Fuel-Sys was also found to be liable for Mr D’Arcy’s losses since the fire, but the exact amount is yet to be determined because Justice Burns did not have access to records showing Mr D’Arcy’s income in the last two financial years.
Justice Burns’ judgment, published on Friday, says Mr D’Arcy told the court that on the day of the fire, he found “a bunch of fibreglass” on the floor of the tank.
One piece was still hanging from the roof and leaning on a light globe, but when Mr D’Arcy tried to remove the fibreglass from the bulb, elements within the bulb started “burning like a candle”.
Mr D’Arcy told the court that as he tried to extinguish the flame, a piece of fibreglass he had in his hand caught fire and he dropped it on the floor of the tank, which ignited.
After failed attempts to put the fire out with an extinguisher, he tried to escape the tank, but only got halfway up the ladder before the flames reached him.
Justice Burns found Fuel-Sys had breached its duty of care to Mr D’Arcy in several ways, including its failure to provide adequate training and flame-reistant personal protective equipment.
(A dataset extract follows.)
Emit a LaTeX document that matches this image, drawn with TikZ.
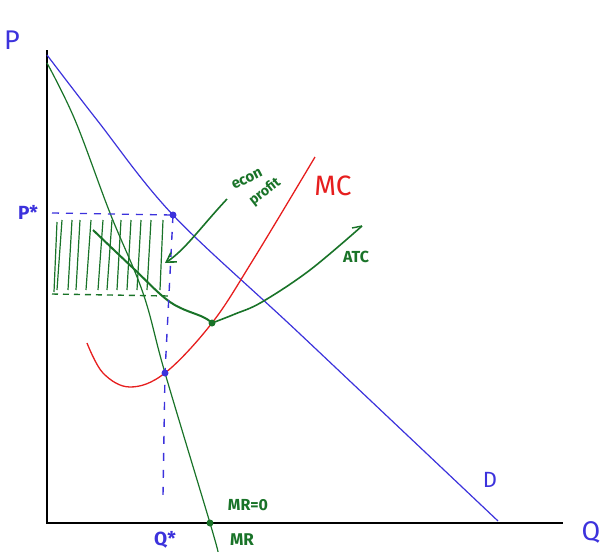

While Fuel-Sys accepted the breaches, it argued that Mr D’Arcy had been negligent and contributed to his own situation.
The company said Mr D’Arcy had twice applied fibreglass matting over the air intake service port – the hole designed to allow air to come into the tank – resulting in fibreglass being blown loose.
Fuel-Sys alleged that he had then put himself in danger by trying to rectify the damage, and by staying in the tank to try and put the fire out.
Mr D’Arcy rejected claims he had put the matting over the hole, saying it could have been any one of four workers.
He said he had stayed in the tank because he feared there would be an explosion that would affect people using the service station if he did not put the fire out.
In his judgment, Justice Burns said he could not be satisfied that it was Mr D’Arcy who put the matting over the hole.